Hansen was elected to the Chicago City Council in 1983 when the incumbent alderman, John Merlo, retired. In 1987 he defeated Dr. Ron Sable, a liberal gay activist, by a 52% to 47% margin in the race for 44th Ward alderman. It was a hard-fought campaign in the city's 44th Ward, which at the time was the heart of the city's gay community. Sable ran against Hansen again in 1991, but Hansen prevailed again, 65% to 35%.

From 1994 to 2000, he served as one of four U.S. commissioners to the Great Lakes Fishery Commission, a presidential appointment to a bilateral treaty organization with Canada responsible for fisheries management research and recommendations and for sea lamprey control for the Great Lakes fisheries. For part of that time, he chaired the commission.

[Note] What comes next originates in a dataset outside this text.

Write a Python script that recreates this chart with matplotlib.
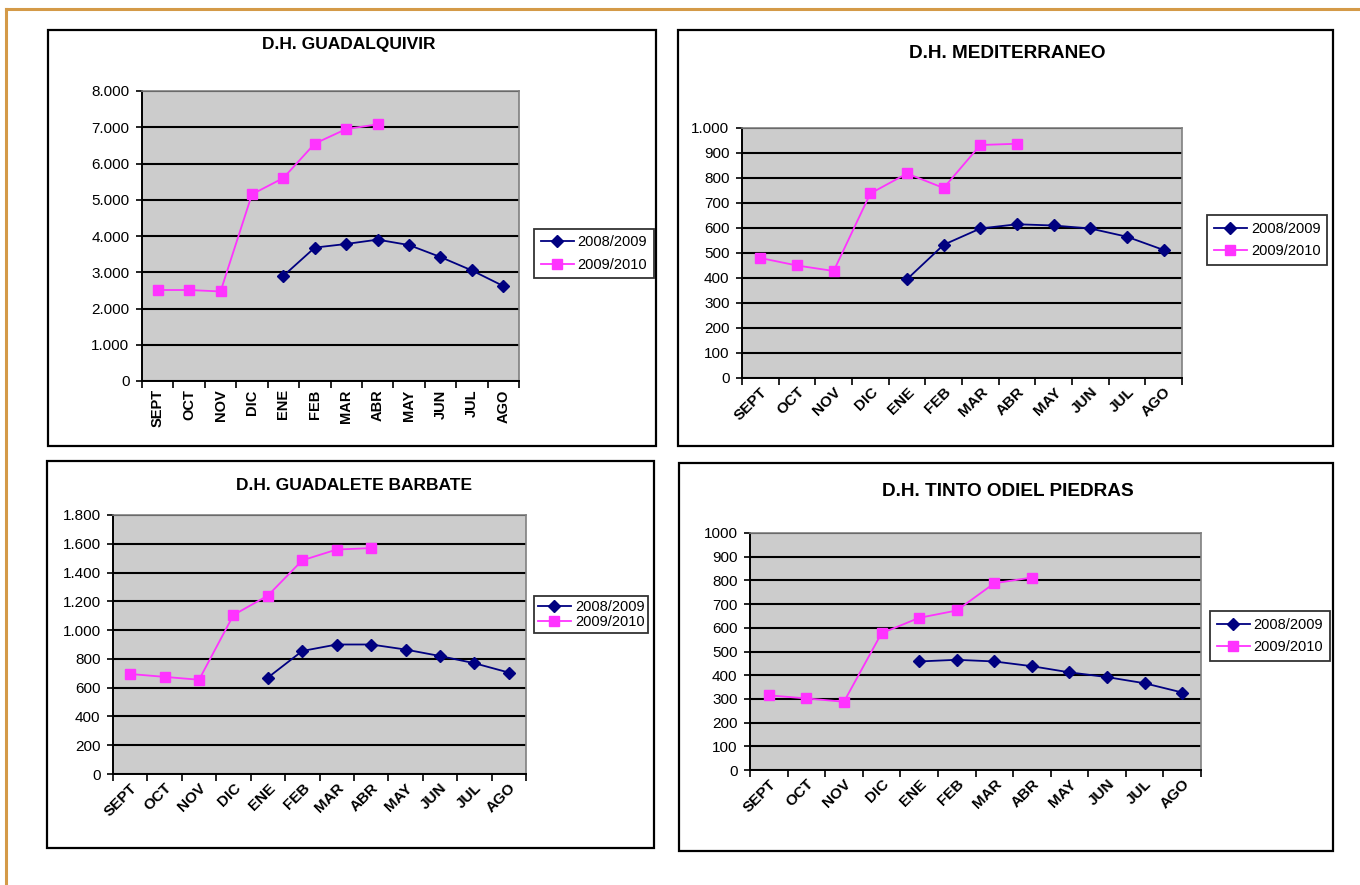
import matplotlib
matplotlib.use("Agg")
import matplotlib.pyplot as plt
from matplotlib.patches import Rectangle
from matplotlib.lines import Line2D
from matplotlib.ticker import FuncFormatter, FixedLocator

plt.rcParams['font.family'] = ['Liberation Sans', 'DejaVu Sans']

W, H = 1360, 885

months = ['SEPT', 'OCT', 'NOV', 'DIC', 'ENE', 'FEB', 'MAR', 'ABR', 'MAY', 'JUN', 'JUL', 'AGO']
series_names = ['2008/2009', '2009/2010']

# 2008/2009 starts in ENE, 2009/2010 stops after ABR
guadalquivir_0809 = [None, None, None, None, 2900, 3680, 3780, 3900, 3750, 3420, 3050, 2620]
guadalquivir_0910 = [2510, 2510, 2470, 5150, 5600, 6550, 6950, 7080, None, None, None, None]

mediterraneo_0809 = [None, None, None, None, 395, 533, 598, 615, 610, 598, 565, 512]
mediterraneo_0910 = [480, 450, 428, 738, 818, 760, 932, 937, None, None, None, None]

barbate_0809 = [None, None, None, None, 670, 855, 900, 900, 865, 820, 770, 705]
barbate_0910 = [695, 675, 655, 1105, 1240, 1485, 1560, 1570, None, None, None, None]

tinto_0809 = [None, None, None, None, 458, 465, 458, 438, 412, 392, 366, 327]
tinto_0910 = [315, 302, 288, 577, 642, 673, 788, 812, None, None, None, None]

NAVY = '#000080'
PINK = '#FF33FF'
BG = '#CCCCCC'


def frac(x0, y0, x1, y1):
    return [x0 / W, 1 - y1 / H, (x1 - x0) / W, (y1 - y0) / H]


def dot_thousands(v, pos):
    return '{:,.0f}'.format(v).replace(',', '.')


def plain(v, pos):
    return '{:.0f}'.format(v)


fig = plt.figure(figsize=(W / 100, H / 100), dpi=100)
fig.patch.set_facecolor('white')

# gold frame on top and left
fig.lines.append(Line2D([6 / W, 1], [1 - 9 / H, 1 - 9 / H], transform=fig.transFigure,
                        color='#D49A48', lw=2.2))
fig.lines.append(Line2D([6 / W, 6 / W], [1 - 9 / H, 0], transform=fig.transFigure,
                        color='#D49A48', lw=2.2))

panels = [
    dict(title='D.H. GUADALQUIVIR', box=(48, 30, 656, 446), plot=(142, 91, 519, 381),
         title_xy=(349, 44), legend=(534, 229, 652, 278), ymax=8000, step=1000,
         fmt=dot_thousands, rot=90, tsize=12.5, data=(guadalquivir_0809, guadalquivir_0910)),
    dict(title='D.H. MEDITERRANEO', box=(678, 30, 1333, 446), plot=(742, 128, 1182, 378),
         title_xy=(1007, 54), legend=(1207, 215, 1329, 265), ymax=1000, step=100,
         fmt=dot_thousands, rot=45, tsize=13.7, data=(mediterraneo_0809, mediterraneo_0910)),
    dict(title='D.H. GUADALETE BARBATE', box=(47, 461, 654, 848), plot=(113, 515, 526, 774),
         title_xy=(354, 486), legend=(534, 597, 652, 632), ymax=1800, step=200,
         fmt=dot_thousands, rot=45, tsize=12.5, data=(barbate_0809, barbate_0910)),
    dict(title='D.H. TINTO ODIEL PIEDRAS', box=(679, 463, 1333, 851), plot=(750, 533, 1201, 770),
         title_xy=(1008, 492), legend=(1210, 612, 1330, 660), ymax=1000, step=100,
         fmt=plain, rot=45, tsize=13.7, data=(tinto_0809, tinto_0910)),
]

for p in panels:
    bx0, by0, bx1, by1 = p['box']
    fig.patches.append(Rectangle((bx0 / W, 1 - by1 / H), (bx1 - bx0) / W, (by1 - by0) / H,
                                 transform=fig.transFigure, fill=False, ec='black', lw=1.6))

    ax = fig.add_axes(frac(*p['plot']))
    ax.set_facecolor(BG)
    xs = list(range(len(months)))
    s0, s1 = p['data']
    x0 = [x for x, v in zip(xs, s0) if v is not None]
    y0 = [v for v in s0 if v is not None]
    x1 = [x for x, v in zip(xs, s1) if v is not None]
    y1 = [v for v in s1 if v is not None]
    ax.plot(x0, y0, color=NAVY, lw=1.3, marker='D', ms=6, mfc=NAVY, mec=NAVY,
            label=series_names[0], zorder=3)
    ax.plot(x1, y1, color=PINK, lw=1.3, marker='s', ms=7, mfc=PINK, mec=PINK,
            label=series_names[1], zorder=3)

    ax.set_xlim(-0.5, len(months) - 0.5)
    ax.set_ylim(0, p['ymax'])
    yt = list(range(0, p['ymax'] + 1, p['step']))
    ax.set_yticks(yt)
    ax.yaxis.set_major_formatter(FuncFormatter(p['fmt']))
    ax.yaxis.grid(True, color='black', lw=1.5)
    ax.set_axisbelow(True)

    ax.xaxis.set_major_locator(FixedLocator([i - 0.5 for i in range(len(months) + 1)]))
    ax.xaxis.set_major_formatter(FuncFormatter(lambda v, pos: ''))
    ax.xaxis.set_minor_locator(FixedLocator(xs))
    ax.set_xticklabels(months, minor=True, fontweight='bold',
                       fontsize=10.5 if p['rot'] == 90 else 11)
    ax.tick_params(axis='x', which='major', direction='out', length=5, width=1.2, color='black')
    ax.tick_params(axis='x', which='minor', length=0)
    ax.tick_params(axis='y', direction='out', length=4, width=1.2, labelsize=11, pad=5)
    if p['rot'] == 90:
        for t in ax.get_xticklabels(minor=True):
            t.set_rotation(90)
            t.set_va('top')
            t.set_ha('center')
        ax.tick_params(axis='x', which='minor', pad=6)
    else:
        for t in ax.get_xticklabels(minor=True):
            t.set_rotation(45)
            t.set_ha('right')
            t.set_va('top')
            t.set_rotation_mode('anchor')
        ax.tick_params(axis='x', which='minor', pad=5)

    for side in ('left', 'bottom'):
        ax.spines[side].set_color('black')
        ax.spines[side].set_linewidth(1.4)
    for side in ('top', 'right'):
        ax.spines[side].set_color('#808080')
        ax.spines[side].set_linewidth(1.2)

    tx, ty = p['title_xy']
    fig.text(tx / W, 1 - ty / H, p['title'], ha='center', va='center', fontweight='bold',
             fontsize=p['tsize'])

    lx0, ly0, lx1, ly1 = p['legend']
    compact = (ly1 - ly0) < 40
    leg = ax.legend(loc='center left', bbox_to_anchor=(lx0 / W, 1 - (ly0 + ly1) / 2 / H),
                    bbox_transform=fig.transFigure, frameon=True, fancybox=False,
                    edgecolor='black', fontsize=10.5, handlelength=2.3, handletextpad=0.25,
                    borderpad=0.25 if compact else 0.45, labelspacing=0.05 if compact else 0.6,
                    borderaxespad=0)
    leg.get_frame().set_linewidth(1.3)

fig.savefig('out.png', dpi=100)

During Council Wars Hansen was generally aligned with the "Vrdolyak 29," the block of mostly white aldermen who opposed Mayor Harold Washington. He sponsored or co-sponsored several human rights ordinances, including the Human Rights Ordinance expanding protection against discrimination in housing, employment, public accommodations, and credit to gay males, lesbians, and persons with disabilities, an ordinance to assist victims of hate crimes, and a 1997 ordinance Hansen introduced to extend health-care benefits to the domestic partners of gay and lesbian city employees. Thomas M. Tunney, his successor as 44th Ward alderman whom Hansen had "hand-picked", became Chicago's first openly gay alderman.

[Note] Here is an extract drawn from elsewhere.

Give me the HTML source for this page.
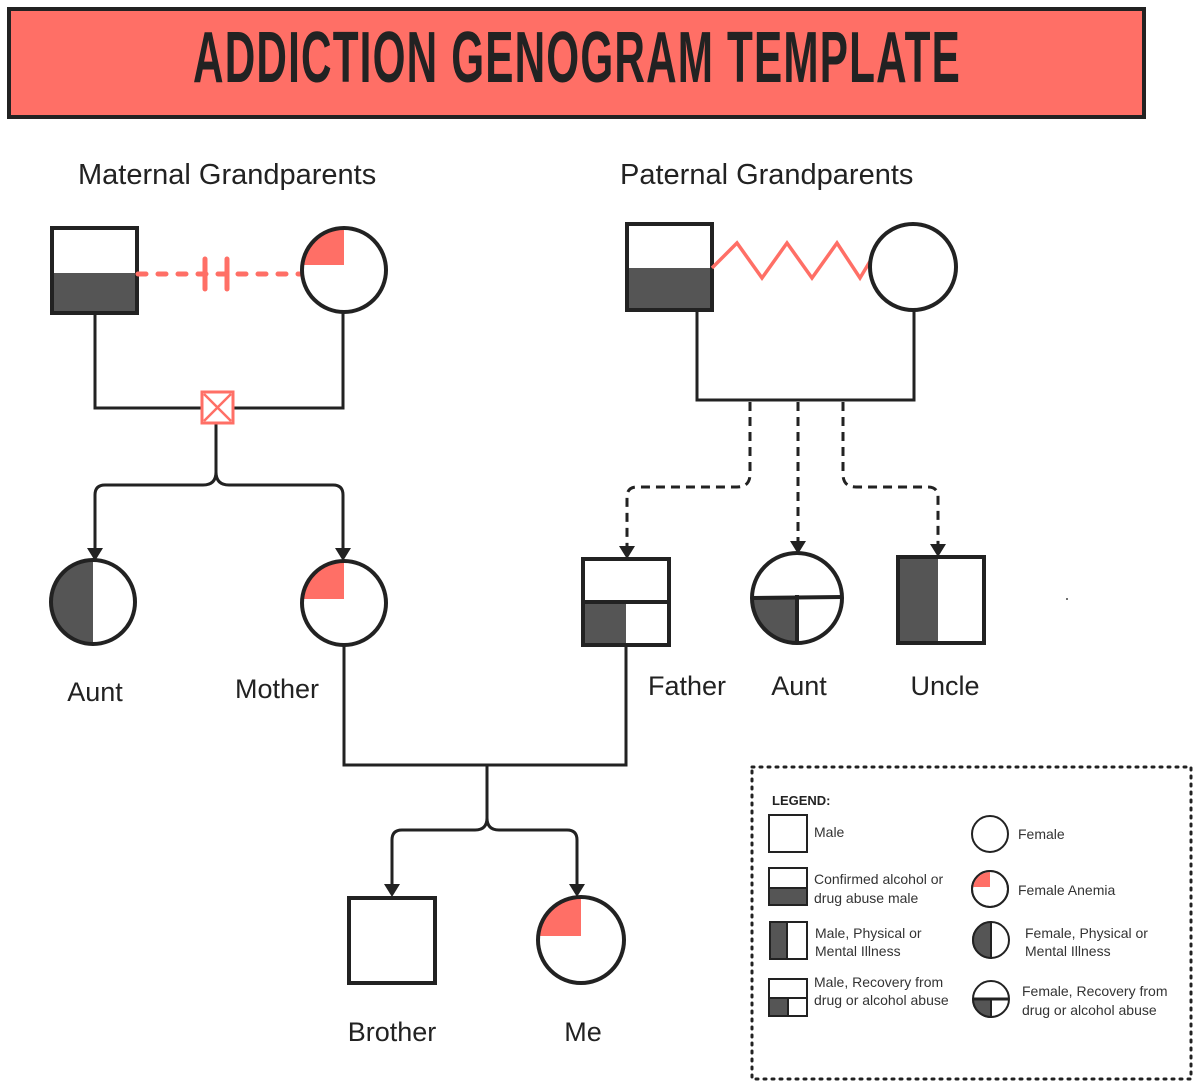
<!DOCTYPE html>
<html><head><meta charset="utf-8"><style>
body{margin:0;background:#fff;}
svg{display:block;font-family:"Liberation Sans",sans-serif;}
</style></head><body>
<svg width="1200" height="1088" viewBox="0 0 1200 1088" xmlns="http://www.w3.org/2000/svg">
<defs>
<clipPath id="c1"><circle cx="344" cy="270" r="41"/></clipPath>
<clipPath id="c2"><circle cx="344" cy="603" r="41"/></clipPath>
<clipPath id="c3"><circle cx="581" cy="940" r="42"/></clipPath>
<clipPath id="c4"><circle cx="990" cy="889" r="17"/></clipPath>
</defs>
<!-- Title -->
<rect x="9" y="9" width="1135" height="108" fill="#FF6F66" stroke="#222" stroke-width="4"/>
<text x="0" y="82" font-size="72" font-weight="bold" fill="#222" transform="translate(577 0) scale(0.587 1)" text-anchor="middle" letter-spacing="2">ADDICTION GENOGRAM TEMPLATE</text>

<g font-size="29" fill="#222">
<text x="78" y="184">Maternal Grandparents</text>
<text x="620" y="184">Paternal Grandparents</text>
</g>
<g font-size="27" fill="#222">
<text x="95" y="701" text-anchor="middle">Aunt</text>
<text x="277" y="698" text-anchor="middle">Mother</text>
<text x="687" y="695" text-anchor="middle">Father</text>
<text x="799" y="695" text-anchor="middle">Aunt</text>
<text x="945" y="695" text-anchor="middle">Uncle</text>
<text x="392" y="1041" text-anchor="middle">Brother</text>
<text x="583" y="1041" text-anchor="middle">Me</text>
</g>

<g stroke="#222" stroke-width="3" fill="none">
<polyline points="95,313 95,408 343,408 343,312"/>
<path d="M216,424 V472 Q216,485 203,485 H105 Q95,485 95,495 V552"/>
<path d="M216,472 Q216,485 229,485 H333 Q343,485 343,495 V552"/>
<polyline points="344,645 344,765 626,765 626,645"/>
<path d="M487,765 V818 Q487,830 475,830 H402 Q392,830 392,840 V890"/>
<path d="M487,818 Q487,830 499,830 H567 Q577,830 577,840 V890"/>
<polyline points="697,310 697,400 914,400 914,310"/>
</g>
<g stroke="#222" stroke-width="3" fill="none" stroke-dasharray="9,6">
<path d="M750,402 V474 Q750,487 737,487 H637 Q627,487 627,497 V548"/>
<path d="M798,402 V545"/>
<path d="M843,402 V474 Q843,487 856,487 H928 Q938,487 938,497 V548"/>
</g>
<g fill="#222">
<polygon points="87,548 103,548 95,561"/>
<polygon points="335,548 351,548 343,561"/>
<polygon points="384,884 400,884 392,897"/>
<polygon points="569,884 585,884 577,897"/>
<polygon points="619,546 635,546 627,559"/>
<polygon points="790,541 806,541 798,554"/>
<polygon points="930,544 946,544 938,557"/>
</g>

<rect x="52" y="228" width="85" height="85" fill="#fff"/>
<rect x="52" y="273" width="85" height="40" fill="#555"/>
<rect x="52" y="228" width="85" height="85" fill="none" stroke="#222" stroke-width="4"/>
<g stroke="#FF6F66" stroke-width="5" stroke-linecap="round">
<line x1="138" y1="274" x2="302" y2="274" stroke-dasharray="8,12"/>
<line x1="205" y1="259" x2="205" y2="289"/>
<line x1="227" y1="259" x2="227" y2="289"/>
</g>
<rect x="202" y="392" width="31" height="31" fill="#fff" stroke="#FF6F66" stroke-width="3"/>
<path d="M204,394 L231,421 M231,394 L204,421" stroke="#FF6F66" stroke-width="2.5"/>
<circle cx="344" cy="270" r="42" fill="#fff"/>
<rect x="300" y="226" width="44" height="39" fill="#FF6F66" clip-path="url(#c1)"/>
<circle cx="344" cy="270" r="42" fill="none" stroke="#222" stroke-width="4"/>

<circle cx="93" cy="602" r="42" fill="#fff"/>
<path d="M93,560 A42,42 0 0 0 93,644 Z" fill="#555"/>
<circle cx="93" cy="602" r="42" fill="none" stroke="#222" stroke-width="4"/>
<circle cx="344" cy="603" r="42" fill="#fff"/>
<rect x="300" y="559" width="44" height="40" fill="#FF6F66" clip-path="url(#c2)"/>
<circle cx="344" cy="603" r="42" fill="none" stroke="#222" stroke-width="4"/>
<circle cx="581" cy="940" r="43" fill="#fff"/>
<rect x="536" y="895" width="45" height="41" fill="#FF6F66" clip-path="url(#c3)"/>
<circle cx="581" cy="940" r="43" fill="none" stroke="#222" stroke-width="4"/>
<rect x="349" y="898" width="86" height="85" fill="#fff" stroke="#222" stroke-width="4"/>

<rect x="627" y="224" width="85" height="86" fill="#fff"/>
<rect x="627" y="268" width="85" height="42" fill="#555"/>
<rect x="627" y="224" width="85" height="86" fill="none" stroke="#222" stroke-width="4"/>
<polyline points="712,268 737,243 762,278 787,243 812,278 837,243 860,278 872,258" fill="none" stroke="#FF6F66" stroke-width="3.5"/>
<circle cx="913" cy="267" r="43" fill="#fff" stroke="#222" stroke-width="4"/>

<rect x="583" y="559" width="86" height="86" fill="#fff"/>
<rect x="583" y="602" width="43" height="43" fill="#555"/>
<rect x="583" y="559" width="86" height="86" fill="none" stroke="#222" stroke-width="4"/>
<line x1="583" y1="602" x2="669" y2="602" stroke="#222" stroke-width="4"/>
<circle cx="797" cy="598" r="45" fill="#fff"/>
<path d="M797,598 H752 A45,45 0 0 0 797,643 Z" fill="#555"/>
<circle cx="797" cy="598" r="45" fill="none" stroke="#222" stroke-width="4"/>
<line x1="752" y1="598" x2="842" y2="597" stroke="#222" stroke-width="4"/>
<line x1="797" y1="595" x2="797" y2="643" stroke="#222" stroke-width="4"/>
<rect x="898" y="557" width="86" height="86" fill="#fff"/>
<rect x="898" y="557" width="40" height="86" fill="#555"/>
<rect x="898" y="557" width="86" height="86" fill="none" stroke="#222" stroke-width="4"/>
<circle cx="1067" cy="599" r="1" fill="#444"/>

<rect x="752" y="767" width="439" height="312" fill="none" stroke="#222" stroke-width="3" stroke-dasharray="2,6" stroke-linecap="round"/>
<g font-size="14" fill="#333">
<text x="772" y="805" font-weight="bold" fill="#222" font-size="13">LEGEND:</text>
<text x="814" y="837">Male</text>
<text x="814" y="884">Confirmed alcohol or</text>
<text x="814" y="903">drug abuse male</text>
<text x="815" y="938">Male, Physical or</text>
<text x="815" y="956">Mental Illness</text>
<text x="814" y="987">Male, Recovery from</text>
<text x="814" y="1005">drug or alcohol abuse</text>
<text x="1018" y="839">Female</text>
<text x="1018" y="895">Female Anemia</text>
<text x="1025" y="938">Female, Physical or</text>
<text x="1025" y="956">Mental Illness</text>
<text x="1022" y="996">Female, Recovery from</text>
<text x="1022" y="1015">drug or alcohol abuse</text>
</g>
<g stroke="#222" stroke-width="2">
<rect x="769" y="815" width="38" height="37" fill="#fff"/>
<rect x="769" y="868" width="38" height="37" fill="#fff"/>
<rect x="769" y="888" width="38" height="17" fill="#555"/>
<rect x="770" y="922" width="37" height="37" fill="#fff"/>
<rect x="770" y="922" width="17" height="37" fill="#555"/>
<rect x="769" y="979" width="38" height="37" fill="#fff"/>
<rect x="769" y="998" width="19" height="18" fill="#555"/>
<line x1="769" y1="998" x2="807" y2="998"/>
<circle cx="990" cy="834" r="18" fill="#fff"/>
<circle cx="990" cy="889" r="18" fill="#fff"/>
<circle cx="991" cy="940" r="18" fill="#fff"/>
<path d="M991,922 A18,18 0 0 0 991,958 Z" fill="#555"/>
<circle cx="991" cy="999" r="18" fill="#fff"/>
<path d="M991,999 H973 A18,18 0 0 0 991,1017 Z" fill="#555"/>
<line x1="973" y1="999" x2="1009" y2="999" stroke-width="3"/>
<line x1="991" y1="999" x2="991" y2="1017"/>
</g>
<rect x="972" y="871" width="18" height="16" fill="#FF6F66" clip-path="url(#c4)"/>
<circle cx="990" cy="889" r="18" fill="none" stroke="#222" stroke-width="2"/>
</svg>
</body></html>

Hansen was also an active proponent of environmentalist measures, including recycling programs and the extension of Chicago's moratorium against the creation of new landfills.

Some residents of the Lakeview community voiced concern that Hansen was more concerned with building expensive condos and co-ops, then re-building the neighborhood with affordable housing during his tenure. He served on the board of many community councils as well as fund raising organizations, including the John Merlo Sports Program.

After his retirement from the city council, he continued to serve as Democratic committeeman from the 44th Ward, ultimately handing over the title to Alderman Tom Tunney. John Merlo held the position from 1969 to 1992.

Hansen made an attempt to be a Democratic Congressional Candidate for Illinois's 5th congressional district in 2002, but when the Democratic National Committee backed Clinton Administration staffer Rahm Emanuel in the race, Hansen withdrew and soon after resigned from the 44th Ward Aldermanic seat.

He was married to Annette and had two sons, Paul and David. He had two grandchildren. He attended the University of Chicago and had residences in both Chicago and Arizona. He was a longtime Chicago Cubs fan and avid golfer.